That’s what happened on my way to work the other day. I was stopped at a corner where road construction was in process and all of a sudden, a 100,000-decibal BLAT-A-TAT from a pneumatic drill almost caused me to wet myself.
But it was another bodily fluid that got me ruminating. It was the quart shot of adrenaline through my veins from the unexpected blast that got my heart thumping, my pulse galloping, and left my hands shaking as I pulled away from the intersection.
That’s when the trouble began. You see, in talking to myself (a habit of single people, and that’s my excuse), I could not recall the word "adrenaline.” Oh, I could dredge up the words “adrenal glands” and recall my knowledge about the “fight or flight” response. But the word “adrenaline” escaped me for about 12 minutes and eight miles up the highway. All the while, I could feel my brain pulling out its metal drawers and fumbling through its yellowed files.
I find this happening more and more. Like the next day, trying to recall the word “water.” I call it “on-the-tip-of-my-tongue” syndrome. Others call it “old age.”
This senior syndrome is why I’m no good at Jeopardy.
I’ll see the young upstarts on the TV program whipping out obscure facts in mere nanoseconds, facts that I know I know but cannot remember at the moment.
So while I’m going, “Ooh, ooh, I know this one, I do—” the contestant is blurting out, “What are boar bristles in the Ming Dynasty” or “What is Lake Chicahuatlozital?”
We post-mid-lifers have no chance against these vigorous 3 Ghz-processing brains. What we need is our own slower version of “Geriatric Jeopardy.”

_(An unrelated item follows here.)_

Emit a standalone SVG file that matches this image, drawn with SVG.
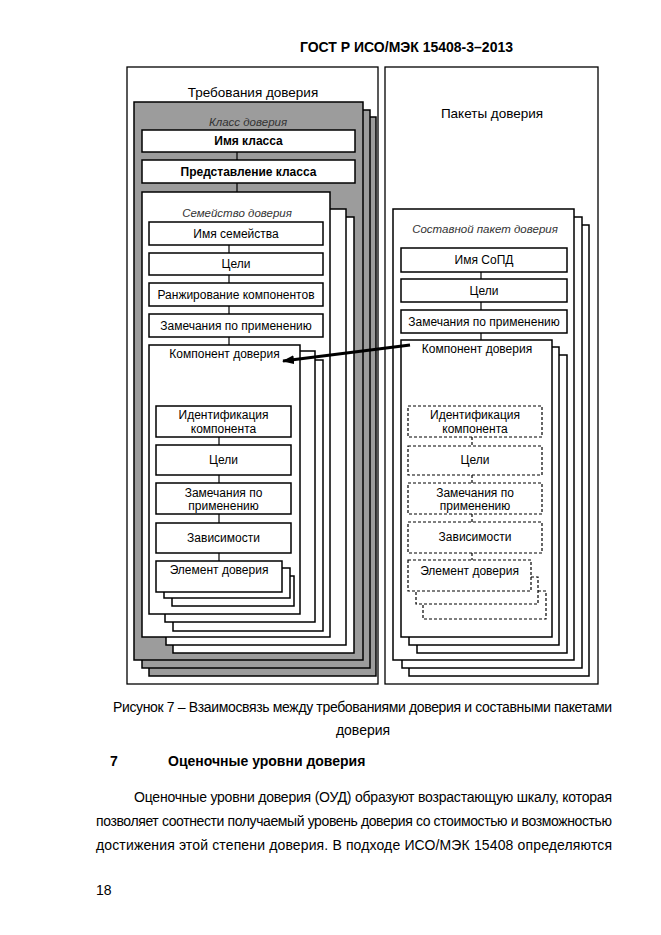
<svg xmlns="http://www.w3.org/2000/svg" width="661" height="935" viewBox="0 0 661 935">
<defs>
<style>
.bg{fill:#fff}
.panel{fill:#fff;stroke:#000;stroke-width:1.3}
.box{fill:#fff;stroke:#000;stroke-width:1.5}
.gray{fill:#9c9c9c;stroke:#000;stroke-width:1.5}
.dash{fill:#fff;stroke:#000;stroke-width:1.2;stroke-dasharray:3 2}
.t{font-family:"Liberation Sans",Arial,sans-serif;font-size:12px;text-anchor:middle;fill:#000}
.ttl{font-family:"Liberation Sans",Arial,sans-serif;font-size:13.5px;text-anchor:middle;fill:#000}
.it{font-style:italic;font-size:11.5px;fill:#333}
.b{font-weight:bold}
.conn{stroke:#000;stroke-width:1.2;fill:none}
.dconn{stroke:#000;stroke-width:1.2;fill:none;stroke-dasharray:3 2}
.page{font-family:"Liberation Sans",Arial,sans-serif;font-size:14px;fill:#000}
</style>
<marker id="ah" viewBox="0 0 12 9" refX="11" refY="4.5" markerWidth="12" markerHeight="9" markerUnits="userSpaceOnUse" orient="auto">
<path d="M0,0 L12,4.5 L0,9 z" fill="#000"/>
</marker>
</defs>
<rect class="bg" x="0" y="0" width="661" height="935"/>

<text class="page b" x="513" y="51.5" text-anchor="end" font-size="13.5">ГОСТ Р ИСО/МЭК 15408-3–2013</text>

<g id="panel-requirements">
<rect class="panel" x="127" y="67" width="251" height="617"/>
<text class="ttl" x="253" y="97">Требования доверия</text>
</g>

<g id="panel-packages">
<rect class="panel" x="385" y="67" width="213" height="617"/>
<text class="ttl" x="492" y="118">Пакеты доверия</text>
</g>

<g id="class-stack">
<rect class="gray" x="149" y="117" width="227" height="559"/>
<rect class="gray" x="142" y="110" width="228" height="558"/>
<rect class="gray" x="134" y="102" width="229" height="558"/>
<text class="t it" x="248" y="126">Класс доверия</text>
</g>
<g id="class-name">
<rect class="box" x="142" y="130" width="213" height="22"/>
<text class="t b" x="248.5" y="145">Имя класса</text>
</g>
<g id="class-intro">
<rect class="box" x="142" y="160" width="213" height="23"/>
<text class="t b" x="248.5" y="175.5">Представление класса</text>
</g>

<g id="family-stack">
<rect class="box" x="173" y="217" width="181" height="436"/>
<rect class="box" x="166" y="209" width="180" height="436"/>
<rect class="box" x="142" y="192" width="188" height="445"/>
<text class="t it" x="237" y="217">Семейство доверия</text>
</g>
<g id="family-name">
<rect class="box" x="149" y="222" width="174" height="23"/>
<text class="t" x="236" y="237.5">Имя семейства</text>
</g>
<g id="family-objectives">
<rect class="box" x="149" y="253" width="174" height="22"/>
<text class="t" x="236" y="268">Цели</text>
</g>
<g id="family-leveling">
<rect class="box" x="149" y="283" width="174" height="23"/>
<text class="t" x="236" y="298.5">Ранжирование компонентов</text>
</g>
<g id="family-notes">
<rect class="box" x="149" y="314" width="174" height="23"/>
<text class="t" x="236" y="329.5">Замечания по применению</text>
</g>

<g id="component-stack-left">
<rect class="box" x="173" y="360" width="150" height="271"/>
<rect class="box" x="165" y="351" width="150" height="271"/>
<rect class="box" x="149" y="345" width="151" height="269"/>
<text class="t" x="224.5" y="358">Компонент доверия</text>
</g>
<g id="comp-id-left">
<rect class="box" x="156" y="406" width="135" height="31"/>
<text class="t" x="223.5" y="419">Идентификация</text>
<text class="t" x="223.5" y="433">компонента</text>
</g>
<g id="comp-obj-left">
<rect class="box" x="156" y="445" width="135" height="30"/>
<text class="t" x="223.5" y="464">Цели</text>
</g>
<g id="comp-notes-left">
<rect class="box" x="156" y="483" width="135" height="31"/>
<text class="t" x="223.5" y="497">Замечания по</text>
<text class="t" x="223.5" y="510">применению</text>
</g>
<g id="comp-dep-left">
<rect class="box" x="156" y="523" width="135" height="30"/>
<text class="t" x="223.5" y="542">Зависимости</text>
</g>
<g id="element-stack-left">
<rect class="box" x="172" y="576" width="122" height="30"/>
<rect class="box" x="164" y="568" width="126" height="30"/>
<rect class="box" x="156" y="561" width="126" height="31"/>
<text class="t" x="219" y="574">Элемент доверия</text>
</g>

<g id="package-stack">
<rect class="box" x="409" y="225" width="180" height="451"/>
<rect class="box" x="402" y="217" width="180" height="451"/>
<rect class="box" x="393" y="209" width="181" height="451"/>
<text class="t it" x="485" y="233">Составной пакет доверия</text>
</g>
<g id="package-name">
<rect class="box" x="401" y="248" width="166" height="24"/>
<text class="t" x="484" y="264">Имя СоПД</text>
</g>
<g id="package-objectives">
<rect class="box" x="401" y="279" width="166" height="23"/>
<text class="t" x="484" y="294.5">Цели</text>
</g>
<g id="package-notes">
<rect class="box" x="401" y="310" width="166" height="23"/>
<text class="t" x="484" y="325.5">Замечания по применению</text>
</g>

<g id="component-stack-right">
<rect class="box" x="417" y="355" width="150" height="298"/>
<rect class="box" x="409" y="347" width="150" height="298"/>
<rect class="box" x="401" y="340" width="151" height="297"/>
<text class="t" x="477" y="353">Компонент доверия</text>
</g>
<g id="comp-id-right">
<rect class="dash" x="408" y="406" width="134" height="31"/>
<text class="t" x="475" y="418.5">Идентификация</text>
<text class="t" x="475" y="433">компонента</text>
</g>
<g id="comp-obj-right">
<rect class="dash" x="408" y="446" width="134" height="29"/>
<text class="t" x="475" y="464">Цели</text>
</g>
<g id="comp-notes-right">
<rect class="dash" x="408" y="483" width="134" height="31"/>
<text class="t" x="475" y="497">Замечания по</text>
<text class="t" x="475" y="510">применению</text>
</g>
<g id="comp-dep-right">
<rect class="dash" x="408" y="522" width="134" height="31"/>
<text class="t" x="475" y="541">Зависимости</text>
</g>
<g id="element-stack-right">
<rect class="dash" x="423" y="591" width="123" height="28"/>
<rect class="dash" x="416" y="577" width="122" height="27"/>
<rect class="dash" x="408" y="560" width="123" height="31"/>
<text class="t" x="469.5" y="575">Элемент доверия</text>
</g>

<g id="connectors">
<line class="conn" x1="237" y1="152" x2="237" y2="160"/>
<line class="conn" x1="237" y1="183" x2="237" y2="192"/>
<line class="conn" x1="229" y1="245" x2="229" y2="253"/>
<line class="conn" x1="229" y1="275" x2="229" y2="283"/>
<line class="conn" x1="229" y1="306" x2="229" y2="314"/>
<line class="conn" x1="229" y1="337" x2="229" y2="345"/>
<line class="conn" x1="219" y1="437" x2="219" y2="445"/>
<line class="conn" x1="219" y1="475" x2="219" y2="483"/>
<line class="conn" x1="219" y1="514" x2="219" y2="523"/>
<line class="conn" x1="219" y1="553" x2="219" y2="561"/>
<line class="conn" x1="481" y1="272" x2="481" y2="279"/>
<line class="conn" x1="481" y1="302" x2="481" y2="310"/>
<line class="conn" x1="481" y1="333" x2="481" y2="340"/>
<line class="dconn" x1="472" y1="437" x2="472" y2="446"/>
<line class="dconn" x1="472" y1="475" x2="472" y2="483"/>
<line class="dconn" x1="472" y1="514" x2="472" y2="522"/>
<line class="dconn" x1="472" y1="553" x2="472" y2="560"/>
<line x1="410" y1="345" x2="283" y2="361" stroke="#000" stroke-width="3" marker-end="url(#ah)"/>
</g>

<text class="page" x="113" y="712" textLength="499" lengthAdjust="spacing">Рисунок 7 – Взаимосвязь между требованиями доверия и составными пакетами</text>
<text class="page" x="363" y="735" text-anchor="middle">доверия</text>

<text class="page b" x="110" y="766" font-size="15">7</text>
<text class="page b" x="168" y="766" font-size="15">Оценочные уровни доверия</text>

<text class="page" x="134" y="802" textLength="478" lengthAdjust="spacing">Оценочные уровни доверия (ОУД) образуют возрастающую шкалу, которая</text>
<text class="page" x="96" y="826" textLength="516" lengthAdjust="spacing">позволяет соотнести получаемый уровень доверия со стоимостью и возможностью</text>
<text class="page" x="96" y="850" textLength="516" lengthAdjust="spacing">достижения этой степени доверия. В подходе ИСО/МЭК 15408 определяются</text>

<text class="page" x="96" y="895">18</text>
</svg>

I envision three senior guests taking on Alex Trebek in more easily recalled categories like “My Children’s Names,” “Current Neighbors” and “Animals that Meow.”
As the game show begins, the first contestant, Mildred Smelcher, of Wausaukee, Wisconsin, says, “I’ll take “Misplaced Eyeglasses” for $400, Alex.
Contestant number two, Lula-June Hagenhoffer, of Poughkeepsie, New York, chooses “Kitchen-drawer Thingamajigs for $800,” and contestant three, Millard Bangerter, of Maquoketa, Iowa, selects “My Wedding Anniversary” for $1,000.
Then, Alex sends the three contestants to soundproof isolation booths – without the annoying distraction of “do-do-do-do” music – while he instructs the audience, “We’ll be right back after these three hours of commercial breaks.”
After the senior contestants have had three hours to prod their memories, Geriatric Jeopardy returns for their answers, which they toss out with ease: “What’s on my head?” “What are mismatched corn holders from 1958?” and “What is June 17, 1965?”
Hours later, the contestants move to Final Jeopardy, in which they have just 30 minutes for a tete-a-tete with their cerebral matter to come up with a match to the answer: “A device designed to clean one’s ears.”
OK, senior readers, let’s play along. What is it?
And it’s not “What is a pneumatic drill.”